▶ **EXERCISE DESCRIPTION**
From the entries below, reproduce exactly the lines from the one with "Reproduce this chart with matplotlib." through the one with "TICK_LABELS = ['00:00\nJun", both included, without images.

▶ **INFORMATION SHOWN**
::::

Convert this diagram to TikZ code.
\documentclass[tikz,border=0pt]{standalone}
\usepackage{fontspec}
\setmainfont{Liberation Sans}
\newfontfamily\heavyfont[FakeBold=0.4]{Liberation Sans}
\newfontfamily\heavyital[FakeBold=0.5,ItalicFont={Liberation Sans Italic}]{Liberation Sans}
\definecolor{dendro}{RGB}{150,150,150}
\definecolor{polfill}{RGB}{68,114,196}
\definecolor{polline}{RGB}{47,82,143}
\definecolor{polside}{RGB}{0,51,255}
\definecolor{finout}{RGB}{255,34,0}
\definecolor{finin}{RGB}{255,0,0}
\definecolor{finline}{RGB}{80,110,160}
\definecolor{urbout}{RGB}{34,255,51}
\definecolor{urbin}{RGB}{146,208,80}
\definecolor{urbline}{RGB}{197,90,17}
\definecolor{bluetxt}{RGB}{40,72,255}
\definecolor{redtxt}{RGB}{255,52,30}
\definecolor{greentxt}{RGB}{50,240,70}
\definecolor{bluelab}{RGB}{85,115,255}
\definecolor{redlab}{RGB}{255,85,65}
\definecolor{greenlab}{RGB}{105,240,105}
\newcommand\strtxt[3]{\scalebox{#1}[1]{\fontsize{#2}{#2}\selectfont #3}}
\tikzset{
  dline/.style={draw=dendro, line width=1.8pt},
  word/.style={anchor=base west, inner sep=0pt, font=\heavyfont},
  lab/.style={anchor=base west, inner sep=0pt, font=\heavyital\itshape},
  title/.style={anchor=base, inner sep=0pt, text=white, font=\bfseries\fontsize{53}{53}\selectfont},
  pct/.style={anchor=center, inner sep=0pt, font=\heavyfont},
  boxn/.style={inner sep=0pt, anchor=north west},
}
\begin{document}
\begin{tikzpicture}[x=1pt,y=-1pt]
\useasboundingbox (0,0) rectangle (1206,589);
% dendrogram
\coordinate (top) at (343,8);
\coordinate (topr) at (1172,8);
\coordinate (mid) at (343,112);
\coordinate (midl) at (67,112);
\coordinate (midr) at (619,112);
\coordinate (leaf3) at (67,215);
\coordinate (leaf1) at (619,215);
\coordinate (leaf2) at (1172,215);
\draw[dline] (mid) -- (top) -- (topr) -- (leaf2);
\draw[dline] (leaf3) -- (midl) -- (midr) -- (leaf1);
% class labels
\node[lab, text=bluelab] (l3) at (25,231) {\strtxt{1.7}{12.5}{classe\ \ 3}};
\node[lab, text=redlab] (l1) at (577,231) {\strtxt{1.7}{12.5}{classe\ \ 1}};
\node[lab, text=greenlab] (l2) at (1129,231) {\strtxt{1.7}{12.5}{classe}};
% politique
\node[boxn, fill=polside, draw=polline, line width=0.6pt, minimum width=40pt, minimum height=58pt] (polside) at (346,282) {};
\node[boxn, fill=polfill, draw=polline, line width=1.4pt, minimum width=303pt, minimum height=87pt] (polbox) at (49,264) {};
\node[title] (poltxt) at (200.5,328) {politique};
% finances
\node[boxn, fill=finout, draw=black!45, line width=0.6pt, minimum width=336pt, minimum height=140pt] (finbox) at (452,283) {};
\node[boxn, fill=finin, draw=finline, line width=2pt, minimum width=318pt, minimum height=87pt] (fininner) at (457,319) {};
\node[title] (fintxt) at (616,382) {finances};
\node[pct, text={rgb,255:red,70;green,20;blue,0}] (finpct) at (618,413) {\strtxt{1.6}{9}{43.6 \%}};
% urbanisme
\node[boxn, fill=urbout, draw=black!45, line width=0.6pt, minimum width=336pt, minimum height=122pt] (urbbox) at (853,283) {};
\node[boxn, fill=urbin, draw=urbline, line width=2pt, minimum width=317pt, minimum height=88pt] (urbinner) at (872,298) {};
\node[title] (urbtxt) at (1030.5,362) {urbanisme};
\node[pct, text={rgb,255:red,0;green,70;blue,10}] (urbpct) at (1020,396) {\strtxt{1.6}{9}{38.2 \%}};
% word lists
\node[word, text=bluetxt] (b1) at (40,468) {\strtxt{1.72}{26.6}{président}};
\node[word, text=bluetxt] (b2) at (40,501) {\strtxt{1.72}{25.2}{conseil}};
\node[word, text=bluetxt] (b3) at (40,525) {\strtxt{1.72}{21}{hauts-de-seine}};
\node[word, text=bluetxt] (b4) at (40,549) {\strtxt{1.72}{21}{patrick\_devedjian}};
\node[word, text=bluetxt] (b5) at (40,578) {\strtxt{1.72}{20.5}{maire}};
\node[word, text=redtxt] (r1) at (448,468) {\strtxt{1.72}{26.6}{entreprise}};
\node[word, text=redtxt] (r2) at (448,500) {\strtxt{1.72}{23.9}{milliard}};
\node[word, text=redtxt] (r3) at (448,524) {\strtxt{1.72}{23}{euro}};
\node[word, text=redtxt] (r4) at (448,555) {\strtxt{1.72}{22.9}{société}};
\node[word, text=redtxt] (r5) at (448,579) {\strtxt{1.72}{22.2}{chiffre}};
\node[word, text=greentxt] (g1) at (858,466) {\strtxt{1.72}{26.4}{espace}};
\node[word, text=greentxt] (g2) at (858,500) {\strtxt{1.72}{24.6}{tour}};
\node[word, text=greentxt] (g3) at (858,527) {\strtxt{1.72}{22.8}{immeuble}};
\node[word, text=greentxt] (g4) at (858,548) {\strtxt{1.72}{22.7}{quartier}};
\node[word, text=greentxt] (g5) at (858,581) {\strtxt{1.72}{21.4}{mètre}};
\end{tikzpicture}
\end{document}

::::

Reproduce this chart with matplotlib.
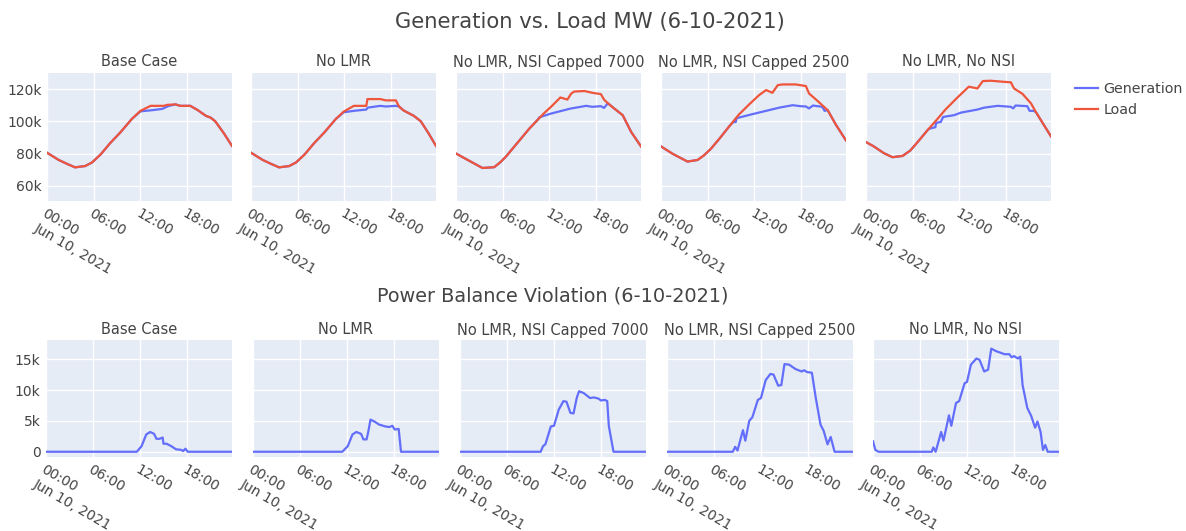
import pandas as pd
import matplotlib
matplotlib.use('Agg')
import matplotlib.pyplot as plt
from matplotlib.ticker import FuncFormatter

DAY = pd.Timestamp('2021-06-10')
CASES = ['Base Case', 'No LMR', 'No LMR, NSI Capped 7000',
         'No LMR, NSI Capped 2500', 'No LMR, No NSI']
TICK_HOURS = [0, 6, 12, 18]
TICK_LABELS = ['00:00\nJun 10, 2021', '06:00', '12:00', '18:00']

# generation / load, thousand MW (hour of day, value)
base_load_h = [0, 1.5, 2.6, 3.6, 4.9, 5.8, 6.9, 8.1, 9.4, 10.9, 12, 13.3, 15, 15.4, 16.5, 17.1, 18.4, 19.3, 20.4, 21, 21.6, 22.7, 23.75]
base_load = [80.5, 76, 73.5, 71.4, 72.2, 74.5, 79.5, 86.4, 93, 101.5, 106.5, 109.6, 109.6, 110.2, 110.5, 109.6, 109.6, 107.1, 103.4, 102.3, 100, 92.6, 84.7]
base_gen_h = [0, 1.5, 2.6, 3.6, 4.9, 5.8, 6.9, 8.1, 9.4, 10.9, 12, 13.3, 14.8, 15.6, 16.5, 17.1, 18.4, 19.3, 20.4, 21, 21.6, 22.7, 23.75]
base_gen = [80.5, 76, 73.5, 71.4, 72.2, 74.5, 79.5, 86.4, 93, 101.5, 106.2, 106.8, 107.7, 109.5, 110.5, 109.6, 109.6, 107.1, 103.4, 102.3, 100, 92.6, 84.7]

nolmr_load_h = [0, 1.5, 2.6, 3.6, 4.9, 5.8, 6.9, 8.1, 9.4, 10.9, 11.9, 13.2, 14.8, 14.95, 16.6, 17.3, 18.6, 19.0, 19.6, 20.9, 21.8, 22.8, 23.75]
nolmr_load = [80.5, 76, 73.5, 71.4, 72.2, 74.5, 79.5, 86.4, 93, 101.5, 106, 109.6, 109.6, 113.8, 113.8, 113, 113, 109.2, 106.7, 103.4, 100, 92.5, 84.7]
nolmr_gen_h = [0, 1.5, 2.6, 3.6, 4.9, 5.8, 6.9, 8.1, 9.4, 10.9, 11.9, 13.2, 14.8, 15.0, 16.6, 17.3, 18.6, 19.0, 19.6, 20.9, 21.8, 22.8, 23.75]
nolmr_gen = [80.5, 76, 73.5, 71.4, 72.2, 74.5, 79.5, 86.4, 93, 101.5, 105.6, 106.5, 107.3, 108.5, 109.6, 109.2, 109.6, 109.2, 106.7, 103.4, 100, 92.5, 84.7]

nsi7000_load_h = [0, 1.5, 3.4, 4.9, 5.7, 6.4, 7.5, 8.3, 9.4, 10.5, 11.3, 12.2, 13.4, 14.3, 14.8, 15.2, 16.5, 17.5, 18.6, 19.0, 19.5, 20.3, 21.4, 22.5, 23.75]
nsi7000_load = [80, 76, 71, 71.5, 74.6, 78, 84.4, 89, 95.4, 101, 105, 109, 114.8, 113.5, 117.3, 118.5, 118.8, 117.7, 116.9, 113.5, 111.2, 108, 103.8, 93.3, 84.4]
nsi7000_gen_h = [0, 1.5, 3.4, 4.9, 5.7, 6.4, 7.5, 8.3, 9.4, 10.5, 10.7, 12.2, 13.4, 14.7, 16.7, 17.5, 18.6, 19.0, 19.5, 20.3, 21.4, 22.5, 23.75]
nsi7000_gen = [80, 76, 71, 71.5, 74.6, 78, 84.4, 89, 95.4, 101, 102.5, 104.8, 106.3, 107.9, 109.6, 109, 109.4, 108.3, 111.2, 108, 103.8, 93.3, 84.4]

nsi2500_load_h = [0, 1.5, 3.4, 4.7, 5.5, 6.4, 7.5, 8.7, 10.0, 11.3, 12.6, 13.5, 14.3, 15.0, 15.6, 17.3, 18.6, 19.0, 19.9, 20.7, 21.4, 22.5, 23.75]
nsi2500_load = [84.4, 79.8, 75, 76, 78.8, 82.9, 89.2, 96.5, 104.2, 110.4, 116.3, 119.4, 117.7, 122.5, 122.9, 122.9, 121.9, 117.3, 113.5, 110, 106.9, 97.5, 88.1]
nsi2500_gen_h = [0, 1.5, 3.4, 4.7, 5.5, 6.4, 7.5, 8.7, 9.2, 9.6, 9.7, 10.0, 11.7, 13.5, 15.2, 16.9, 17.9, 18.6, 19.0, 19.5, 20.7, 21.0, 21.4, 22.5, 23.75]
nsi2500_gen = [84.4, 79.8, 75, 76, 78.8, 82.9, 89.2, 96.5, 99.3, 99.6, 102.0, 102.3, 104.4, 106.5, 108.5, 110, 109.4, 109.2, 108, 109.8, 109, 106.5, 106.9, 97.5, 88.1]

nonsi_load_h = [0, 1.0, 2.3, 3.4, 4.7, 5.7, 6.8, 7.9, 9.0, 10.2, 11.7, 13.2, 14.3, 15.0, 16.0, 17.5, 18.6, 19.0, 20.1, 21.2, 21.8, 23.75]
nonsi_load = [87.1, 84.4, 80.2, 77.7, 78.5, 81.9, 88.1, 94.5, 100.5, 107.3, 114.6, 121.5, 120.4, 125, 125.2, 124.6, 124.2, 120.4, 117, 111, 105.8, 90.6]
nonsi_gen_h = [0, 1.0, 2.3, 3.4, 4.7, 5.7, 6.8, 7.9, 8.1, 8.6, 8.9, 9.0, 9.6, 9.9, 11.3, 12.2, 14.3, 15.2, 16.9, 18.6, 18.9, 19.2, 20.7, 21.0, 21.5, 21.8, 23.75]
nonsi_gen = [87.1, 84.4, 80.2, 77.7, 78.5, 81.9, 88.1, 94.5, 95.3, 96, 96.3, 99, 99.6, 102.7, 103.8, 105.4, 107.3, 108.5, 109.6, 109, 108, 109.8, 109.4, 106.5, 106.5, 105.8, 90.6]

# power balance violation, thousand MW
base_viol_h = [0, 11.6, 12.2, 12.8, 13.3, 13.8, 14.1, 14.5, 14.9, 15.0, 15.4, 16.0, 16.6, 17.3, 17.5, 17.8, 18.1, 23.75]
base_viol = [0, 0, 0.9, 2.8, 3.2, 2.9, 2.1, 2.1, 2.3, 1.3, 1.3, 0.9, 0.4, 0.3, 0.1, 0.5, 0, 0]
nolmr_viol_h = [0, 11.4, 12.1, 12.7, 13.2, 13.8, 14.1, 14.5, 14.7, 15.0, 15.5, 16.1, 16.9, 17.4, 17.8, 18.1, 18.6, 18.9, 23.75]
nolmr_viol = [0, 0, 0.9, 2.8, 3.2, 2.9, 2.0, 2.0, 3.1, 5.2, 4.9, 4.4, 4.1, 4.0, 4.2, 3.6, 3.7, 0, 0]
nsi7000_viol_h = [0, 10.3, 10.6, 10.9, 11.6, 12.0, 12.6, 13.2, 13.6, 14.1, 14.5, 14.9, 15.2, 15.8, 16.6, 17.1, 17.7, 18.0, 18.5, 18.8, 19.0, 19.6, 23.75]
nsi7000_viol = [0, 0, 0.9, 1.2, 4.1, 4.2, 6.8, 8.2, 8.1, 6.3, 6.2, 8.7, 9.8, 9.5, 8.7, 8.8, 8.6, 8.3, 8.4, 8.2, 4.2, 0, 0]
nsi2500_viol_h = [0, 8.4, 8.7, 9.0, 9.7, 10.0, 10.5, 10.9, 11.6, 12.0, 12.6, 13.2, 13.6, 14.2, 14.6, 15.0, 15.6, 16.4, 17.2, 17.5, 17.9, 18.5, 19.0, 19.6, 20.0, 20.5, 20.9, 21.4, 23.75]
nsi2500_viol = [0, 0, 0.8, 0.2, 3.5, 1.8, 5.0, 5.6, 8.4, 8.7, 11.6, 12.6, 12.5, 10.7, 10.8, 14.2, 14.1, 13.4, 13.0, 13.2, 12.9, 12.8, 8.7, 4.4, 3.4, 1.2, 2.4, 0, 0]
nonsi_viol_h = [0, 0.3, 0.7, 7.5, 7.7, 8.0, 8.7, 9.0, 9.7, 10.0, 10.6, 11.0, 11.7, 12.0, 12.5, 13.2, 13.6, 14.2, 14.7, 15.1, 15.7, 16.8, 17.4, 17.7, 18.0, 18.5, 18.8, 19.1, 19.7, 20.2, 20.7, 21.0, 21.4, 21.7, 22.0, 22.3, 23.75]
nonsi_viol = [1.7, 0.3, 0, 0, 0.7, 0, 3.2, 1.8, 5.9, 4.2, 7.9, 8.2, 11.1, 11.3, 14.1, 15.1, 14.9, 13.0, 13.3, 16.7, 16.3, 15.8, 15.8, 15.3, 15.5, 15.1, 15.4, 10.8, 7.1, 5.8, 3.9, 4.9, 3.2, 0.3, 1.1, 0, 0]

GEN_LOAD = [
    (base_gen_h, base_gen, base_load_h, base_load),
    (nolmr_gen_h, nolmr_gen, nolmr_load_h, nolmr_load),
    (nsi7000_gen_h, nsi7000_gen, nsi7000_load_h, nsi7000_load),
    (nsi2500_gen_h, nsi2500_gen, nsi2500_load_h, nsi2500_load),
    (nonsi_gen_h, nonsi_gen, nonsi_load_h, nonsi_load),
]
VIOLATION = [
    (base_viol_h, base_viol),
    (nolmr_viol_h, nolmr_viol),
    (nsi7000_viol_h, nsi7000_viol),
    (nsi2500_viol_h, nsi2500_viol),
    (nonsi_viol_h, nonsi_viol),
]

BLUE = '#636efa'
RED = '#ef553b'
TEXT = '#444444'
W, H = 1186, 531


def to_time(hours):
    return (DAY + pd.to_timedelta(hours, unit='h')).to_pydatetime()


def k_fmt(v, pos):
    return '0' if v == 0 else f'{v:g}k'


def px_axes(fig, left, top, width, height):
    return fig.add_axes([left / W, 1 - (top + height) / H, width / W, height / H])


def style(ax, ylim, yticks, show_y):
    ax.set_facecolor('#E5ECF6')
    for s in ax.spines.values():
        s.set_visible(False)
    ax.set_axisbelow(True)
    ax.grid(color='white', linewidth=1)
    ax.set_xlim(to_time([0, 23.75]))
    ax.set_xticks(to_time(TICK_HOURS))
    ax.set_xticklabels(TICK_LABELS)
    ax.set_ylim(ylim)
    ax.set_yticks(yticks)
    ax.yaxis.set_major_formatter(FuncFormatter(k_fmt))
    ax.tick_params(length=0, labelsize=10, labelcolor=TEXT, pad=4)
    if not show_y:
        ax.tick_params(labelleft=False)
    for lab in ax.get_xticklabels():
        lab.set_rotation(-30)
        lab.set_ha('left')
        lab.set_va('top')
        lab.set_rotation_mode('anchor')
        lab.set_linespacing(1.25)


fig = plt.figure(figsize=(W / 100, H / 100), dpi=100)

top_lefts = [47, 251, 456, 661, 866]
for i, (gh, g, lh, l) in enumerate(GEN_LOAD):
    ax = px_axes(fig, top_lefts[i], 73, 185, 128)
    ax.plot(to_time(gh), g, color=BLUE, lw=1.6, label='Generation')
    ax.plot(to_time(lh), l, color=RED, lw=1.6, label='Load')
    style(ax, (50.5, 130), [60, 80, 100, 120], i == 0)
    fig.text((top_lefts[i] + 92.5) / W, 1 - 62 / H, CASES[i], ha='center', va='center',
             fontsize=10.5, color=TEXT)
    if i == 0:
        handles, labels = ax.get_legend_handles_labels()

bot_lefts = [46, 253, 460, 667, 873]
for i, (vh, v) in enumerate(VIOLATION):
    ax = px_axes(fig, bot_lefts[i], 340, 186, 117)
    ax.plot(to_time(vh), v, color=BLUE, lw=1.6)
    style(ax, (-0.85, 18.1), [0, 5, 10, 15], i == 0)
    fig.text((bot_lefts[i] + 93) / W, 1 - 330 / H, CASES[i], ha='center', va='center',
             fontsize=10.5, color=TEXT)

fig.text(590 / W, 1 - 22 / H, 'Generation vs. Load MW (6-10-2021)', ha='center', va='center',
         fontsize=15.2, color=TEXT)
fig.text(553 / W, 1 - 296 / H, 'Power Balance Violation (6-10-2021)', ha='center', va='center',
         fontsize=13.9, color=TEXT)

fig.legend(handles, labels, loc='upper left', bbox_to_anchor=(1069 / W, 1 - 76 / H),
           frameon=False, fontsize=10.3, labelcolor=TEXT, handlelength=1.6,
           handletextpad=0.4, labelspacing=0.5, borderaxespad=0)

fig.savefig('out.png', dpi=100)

::::

▶ **OUTPUT OF THE EXERCISE**
Reproduce this chart with matplotlib.
import pandas as pd
import matplotlib
matplotlib.use('Agg')
import matplotlib.pyplot as plt
from matplotlib.ticker import FuncFormatter

DAY = pd.Timestamp('2021-06-10')
CASES = ['Base Case', 'No LMR', 'No LMR, NSI Capped 7000',
         'No LMR, NSI Capped 2500', 'No LMR, No NSI']
TICK_HOURS = [0, 6, 12, 18]
TICK_LABELS = ['00:00\nJun 10, 2021', '06:00', '12:00', '18:00']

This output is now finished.